A: We were speaking a lot about the approach we wanted to take, the atmosphere we wanted to create, we were tossing out words like “meditative” and “hypnotic.” He was inspired by the Ives and I didn’t know the piece at that time. I listened and it was “Eden,” the underlying strings for me really represent infinity, the cosmos, something really indefinable, but always present. I knew immediately from the first sound of the strings that’s the place I wanted to start. Then you have this very plangent, perpetual, constant simple question, which of course is not simple, and then the chaos grows and grows, and I thought, this is the moment we are living right now.

This sounds a little naive, but during the pandemic, I was watching flowers come out of the ground, and they had no concept of masks or vaccines or plagues or pandemics or now wars. They’re just doing what they do. That is that underlying string section. And yet, the humanity of that searching voice, at times timid, at times bold, certainly feels like what I’m experiencing.

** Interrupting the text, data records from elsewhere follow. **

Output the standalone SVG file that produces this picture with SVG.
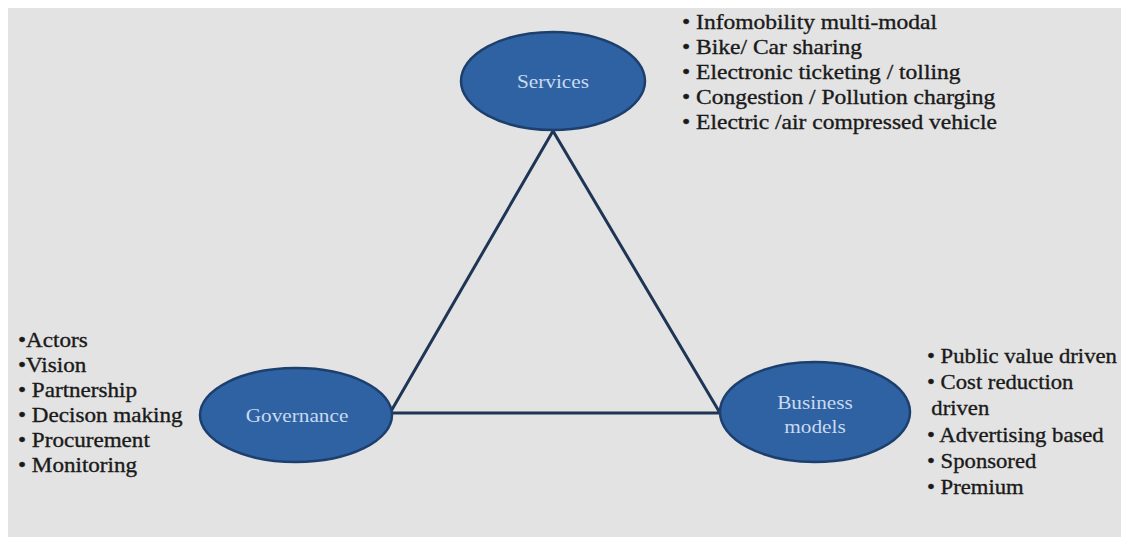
<svg xmlns="http://www.w3.org/2000/svg" width="1121" height="537" viewBox="0 0 1121 537">
<style>
.node{fill:#2f62a3;stroke:#1d3f6e;stroke-width:2.5}
.lbl{font-family:"Liberation Serif",serif;font-size:19px;fill:#c9daf0;text-anchor:middle}
.lst{font-family:"Liberation Serif",serif;font-size:21px;fill:#1a1a1a;stroke:#1a1a1a;stroke-width:0.35}
.edge{stroke:#1e3555;stroke-width:3;fill:none}
</style>
<rect x="0" y="0" width="1121" height="537" fill="#ffffff"/>
<rect x="8" y="8" width="1113" height="529" fill="#e3e3e3"/>
<g id="connectors">
<path class="edge" d="M553,131 L390,413 L720,413 Z"/>
</g>
<g id="services">
<ellipse class="node" cx="553" cy="81" rx="92" ry="49"/>
<text class="lbl" transform="translate(553,88) scale(1.12,1)">Services</text>
</g>
<g id="governance">
<ellipse class="node" cx="296" cy="415" rx="96" ry="47"/>
<text class="lbl" transform="translate(297,422) scale(1.12,1)">Governance</text>
</g>
<g id="business">
<ellipse class="node" cx="815" cy="412" rx="95" ry="50"/>
<text class="lbl" transform="translate(815,409) scale(1.12,1)">Business</text>
<text class="lbl" transform="translate(815,433) scale(1.12,1)">models</text>
</g>
<g id="services-list" class="lst" transform="translate(682,0) scale(1.12,1)">
<text x="0" y="29">• Infomobility multi-modal</text>
<text x="0" y="54">• Bike/ Car sharing</text>
<text x="0" y="79">• Electronic ticketing / tolling</text>
<text x="0" y="104">• Congestion / Pollution charging</text>
<text x="0" y="129">• Electric /air compressed vehicle</text>
</g>
<g id="governance-list" class="lst" transform="translate(18,0) scale(1.1,1)">
<text x="0" y="347">•Actors</text>
<text x="0" y="372">•Vision</text>
<text x="0" y="397">• Partnership</text>
<text x="0" y="422">• Decison making</text>
<text x="0" y="447">• Procurement</text>
<text x="0" y="472">• Monitoring</text>
</g>
<g id="business-list" class="lst" transform="translate(927,0) scale(1.08,1)">
<text x="0" y="363">• Public value driven</text>
<text x="0" y="389">• Cost reduction</text>
<text x="4" y="415">driven</text>
<text x="0" y="442">• Advertising based</text>
<text x="0" y="468">• Sponsored</text>
<text x="0" y="494">• Premium</text>
</g>
</svg>
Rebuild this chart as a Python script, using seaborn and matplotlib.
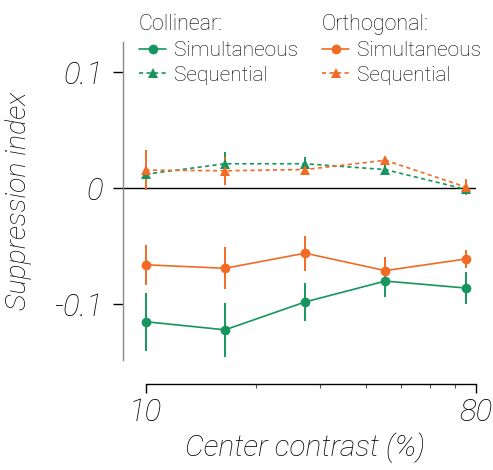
import matplotlib
matplotlib.use("Agg")
import matplotlib.pyplot as plt
import seaborn as sns
import pandas as pd
import numpy as np

# ---- data ----
contrast = [10, 16.5, 27.3, 45.2, 75]
col_sim = [-0.115, -0.122, -0.098, -0.080, -0.086]
col_sim_err = [0.025, 0.023, 0.016, 0.014, 0.0135]
col_seq = [0.012, 0.021, 0.021, 0.016, -0.001]
col_seq_err = [0.0, 0.010, 0.006, 0.005, 0.0]
ort_sim = [-0.066, -0.069, -0.056, -0.071, -0.061]
ort_sim_err = [0.017, 0.018, 0.015, 0.012, 0.008]
ort_seq = [0.0155, 0.015, 0.016, 0.024, 0.001]
ort_seq_err = [0.017, 0.012, 0.005, 0.003, 0.007]

GREEN = "#16965f"
ORANGE = "#f26a24"
WEIGHT = "light"

sns.set_theme(style="white")
plt.rcParams["font.family"] = ["Roboto", "Liberation Sans", "DejaVu Sans"]
plt.rcParams["font.weight"] = WEIGHT
for k in ["text.color", "axes.labelcolor", "xtick.color", "ytick.color"]:
    plt.rcParams[k] = "black"

fig = plt.figure(figsize=(4.93, 4.70), dpi=100)
ax = fig.add_axes([0.2495, 0.234, 0.716, 0.677])

series = [
    ("Collinear", "Simultaneous", col_sim, col_sim_err, GREEN, "o", "-"),
    ("Collinear", "Sequential", col_seq, col_seq_err, GREEN, "^", (0, (2.5, 2))),
    ("Orthogonal", "Simultaneous", ort_sim, ort_sim_err, ORANGE, "o", "-"),
    ("Orthogonal", "Sequential", ort_seq, ort_seq_err, ORANGE, "^", (0, (2.5, 2))),
]

handles = {}
for group, timing, vals, errs, color, marker, ls in series:
    df = pd.DataFrame({"x": contrast, "y": vals})
    ax.vlines(df["x"], df["y"] - np.array(errs), df["y"] + np.array(errs),
              color=color, lw=1.4, zorder=2, clip_on=False)
    sns.lineplot(data=df, x="x", y="y", ax=ax, color=color, marker=marker,
                 markersize=7 if marker == "o" else 7.5, markeredgewidth=0,
                 linestyle=ls, lw=1.2, zorder=3, clip_on=False)
    handles[(group, timing)] = ax.lines[-1]

ax.axhline(0, color="black", lw=1.0, zorder=1)

ax.set_xscale("log")
ax.set_xlim(8.68, 80)
ax.set_ylim(-0.148, 0.126)
ax.set_xticks([10, 80])
ax.set_xticklabels(["10", "80"])
ax.set_xticks([20, 30, 40, 50, 60, 70], minor=True)
ax.xaxis.set_minor_formatter(matplotlib.ticker.NullFormatter())
ax.set_yticks([-0.1, 0, 0.1])
ax.set_yticklabels(["-0.1", "0", "0.1"])

for s in ["top", "right"]:
    ax.spines[s].set_visible(False)
ax.spines["left"].set_color("#888888")
ax.spines["left"].set_linewidth(1.0)
ax.spines["bottom"].set_position(("outward", 17.5))
ax.spines["bottom"].set_bounds(10, 80)
ax.spines["bottom"].set_color("black")
ax.spines["bottom"].set_linewidth(1.0)

ax.tick_params(axis="y", which="major", left=True, length=7.2, width=1.0,
               color="black", pad=7, labelsize=22.5)
ax.tick_params(axis="x", which="major", bottom=True, length=6.5, width=1.0,
               color="black", pad=3, labelsize=22.5)
ax.tick_params(axis="x", which="minor", bottom=True, length=3, width=0.8,
               color="#555555")
for lab in ax.get_xticklabels() + ax.get_yticklabels():
    lab.set_style("italic")
    lab.set_fontweight(WEIGHT)

ax.set_xlabel("Center contrast (%)", fontsize=21.5, style="italic",
              fontweight=WEIGHT, labelpad=0)
ax.set_ylabel("Suppression index", fontsize=20.5, style="italic",
              fontweight=WEIGHT, labelpad=16)
ax.xaxis.set_label_coords(0.515, -0.228)

legkw = dict(prop={"size": 15, "weight": WEIGHT},
             title_fontproperties={"size": 15.5, "weight": WEIGHT},
             frameon=False, handlelength=1.3, handletextpad=0.38,
             labelspacing=0.28, borderaxespad=0, borderpad=0)
leg1 = ax.legend([handles[("Collinear", "Simultaneous")], handles[("Collinear", "Sequential")]],
                 ["Simultaneous", "Sequential"], title="Collinear:",
                 loc="upper left", bbox_to_anchor=(139 / 493, 1 - 14 / 470),
                 bbox_transform=fig.transFigure, **legkw)
leg1._legend_box.align = "left"
ax.add_artist(leg1)
leg2 = ax.legend([handles[("Orthogonal", "Simultaneous")], handles[("Orthogonal", "Sequential")]],
                 ["Simultaneous", "Sequential"], title="Orthogonal:",
                 loc="upper left", bbox_to_anchor=(322 / 493, 1 - 14 / 470),
                 bbox_transform=fig.transFigure, **legkw)
leg2._legend_box.align = "left"

fig.savefig("out.png", dpi=100)
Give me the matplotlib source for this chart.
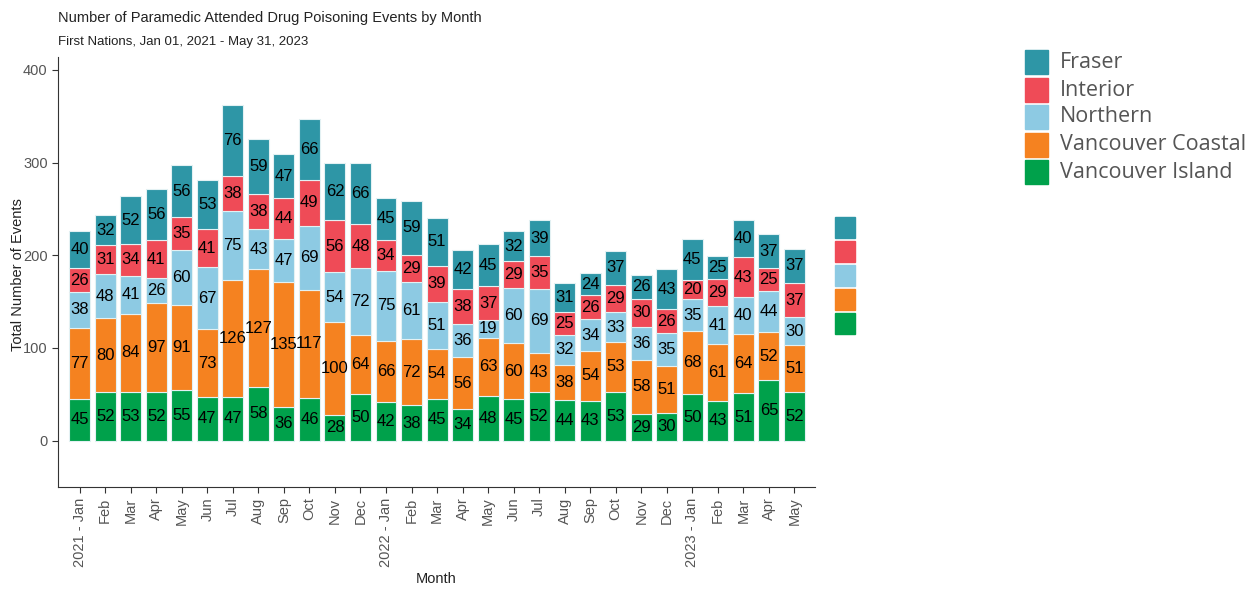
import matplotlib.pyplot as plt
import matplotlib.patches as mpatches
import numpy as np

plt.rcParams['font.family'] = ['Liberation Sans', 'DejaVu Sans']

# Data (Jan 2021 - May 2023)
months = ['2021 - Jan', 'Feb', 'Mar', 'Apr', 'May', 'Jun', 'Jul', 'Aug', 'Sep', 'Oct', 'Nov', 'Dec',
          '2022 - Jan', 'Feb', 'Mar', 'Apr', 'May', 'Jun', 'Jul', 'Aug', 'Sep', 'Oct', 'Nov', 'Dec',
          '2023 - Jan', 'Feb', 'Mar', 'Apr', 'May']
vancouver_island = [45, 52, 53, 52, 55, 47, 47, 58, 36, 46, 28, 50,
                    42, 38, 45, 34, 48, 45, 52, 44, 43, 53, 29, 30,
                    50, 43, 51, 65, 52]
vancouver_coastal = [77, 80, 84, 97, 91, 73, 126, 127, 135, 117, 100, 64,
                     66, 72, 54, 56, 63, 60, 43, 38, 54, 53, 58, 51,
                     68, 61, 64, 52, 51]
northern = [38, 48, 41, 26, 60, 67, 75, 43, 47, 69, 54, 72,
            75, 61, 51, 36, 19, 60, 69, 32, 34, 33, 36, 35,
            35, 41, 40, 44, 30]
interior = [26, 31, 34, 41, 35, 41, 38, 38, 44, 49, 56, 48,
            34, 29, 39, 38, 37, 29, 35, 25, 26, 29, 30, 26,
            20, 29, 43, 25, 37]
fraser = [40, 32, 52, 56, 56, 53, 76, 59, 47, 66, 62, 66,
          45, 59, 51, 42, 45, 32, 39, 31, 24, 37, 26, 43,
          45, 25, 40, 37, 37]

series = [
    ('Vancouver Island', vancouver_island, '#00A14B'),
    ('Vancouver Coastal', vancouver_coastal, '#F58220'),
    ('Northern', northern, '#8DCAE3'),
    ('Interior', interior, '#EF4B57'),
    ('Fraser', fraser, '#2E96A6'),
]

fig = plt.figure(figsize=(12.53, 5.90), dpi=100)
ax = fig.add_axes([0.0463, 0.1746, 0.6040, 0.7288])

x = np.arange(len(months))
bottom = np.zeros(len(months))
for name, vals, color in series:
    vals = np.array(vals)
    ax.bar(x, vals, bottom=bottom, width=0.82, color=color,
           edgecolor='#e3f1f3', linewidth=0.8, label=name)
    for xi, b, v in zip(x, bottom, vals):
        ax.text(xi, b + v / 2, str(v), ha='center', va='center',
                fontsize=12, color='black')
    bottom += vals

ax.set_xlim(-0.85, 28.8)
ax.set_ylim(-50, 414)
ax.set_yticks([0, 100, 200, 300, 400])
ax.set_xticks(x)
ax.set_xticklabels(months, rotation=90, fontsize=10.5, color='#555555')
ax.tick_params(axis='y', labelsize=10.5, labelcolor='#555555', color='#333333', length=4)
ax.tick_params(axis='x', color='#333333', length=4)
for side in ['top', 'right']:
    ax.spines[side].set_visible(False)
for side in ['left', 'bottom']:
    ax.spines[side].set_color('#333333')

ax.set_xlabel('Month', fontsize=10.5, color='#222222', labelpad=4)

W, H = 1253, 590
fig.text(18 / W, 1 - 275 / H, 'Total Number of Events', rotation=90,
         fontsize=10.5, color='#222222', va='center', ha='center')

fig.text(58 / W, 1 - 18 / H, 'Number of Paramedic Attended Drug Poisoning Events by Month',
         fontsize=10.5, color='#222222', va='center', ha='left')
fig.text(58 / W, 1 - 42 / H, 'First Nations, Jan 01, 2021 - May 31, 2023',
         fontsize=9.5, color='#222222', va='center', ha='left')

# Main legend (top right)
legend_rows = [('Fraser', '#2E96A6', 62), ('Interior', '#EF4B57', 90),
               ('Northern', '#8DCAE3', 117), ('Vancouver Coastal', '#F58220', 145),
               ('Vancouver Island', '#00A14B', 172)]
for name, color, yc in legend_rows:
    fig.add_artist(mpatches.Rectangle((1025 / W, 1 - (yc + 12) / H), 23 / W, 24 / H,
                                      transform=fig.transFigure, color=color))
    fig.text(1060 / W, 1 - yc / H, name, fontsize=15.5, color='#555555',
             va='center', ha='left', family=['Open Sans', 'DejaVu Sans'])

# Small colour-only key
for i, color in enumerate(['#2E96A6', '#EF4B57', '#8DCAE3', '#F58220', '#00A14B']):
    top = 217 + i * 24
    fig.add_artist(mpatches.Rectangle((835 / W, 1 - (top + 21) / H), 20 / W, 21 / H,
                                      transform=fig.transFigure, color=color))

plt.savefig('out.png', dpi=100)
plt.close()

Q: Aaron Copland’s settings of Emily Dickinson seem to serve as a centerpiece to the show. Can you tell me about those poems and your relationship to Copland?

A: I have always loved Copland. It was always present in my household. I know that music. I see it. I feel it. I smell it. It’s home base for me. The position of it was really deliberate. Just from a sonic world, these woodwinds come back and it starts to put order to the chaos of the Ives. Even the open strings that arrive in the Copland hark back to the Ives. It feels like an anchor point. But what was imperative was that we present the character of Mother Nature in her nurturing quality, not the destructive one, which is what we see in the headlines.

It’s the only thing we talk about. We talk about the floods and the droughts and everything that’s coming. We’re only focused on the destruction that is happening, or the rearranging, however we want to categorize it. And it was very important for me not to forget how nurturing Mother Nature is. Every breath we take comes from her. It’s a very tender presentation of Emily’s poetry through Copland’s depiction of it, and it gives us a moment to remember just what it is we’re not taking very good care of.

Q: The piece on the program I was more unfamiliar with was Josef Mysliveček’s oratorio from “Adamo ed Eva.”

A: I didn’t know his music at all! It was one of the last additions to the show. We were missing classical music and were looking so hard at Mozart, and we just didn’t find the right thing. Giulio D’Alessio knows much more about that repertoire than I do, and he found this oratorio and it’s really extraordinary. First of all, it gives a chance for the orchestra to be completely in their element. It’s a piece that sounds familiar, because it’s in a language that we already know and love.

It brings a little bit of the drama in opera to the stage, and it really is describing what is splashed across the headlines: I will destroy your seashores, I will burn your verdant hills, I will spread a plague among you because you’ve forgotten where you come from. It’s a little over the top, it’s a little campy, which of course I love, but it’s also extraordinary to have a text written 250 years ago and be so blazing relevant today.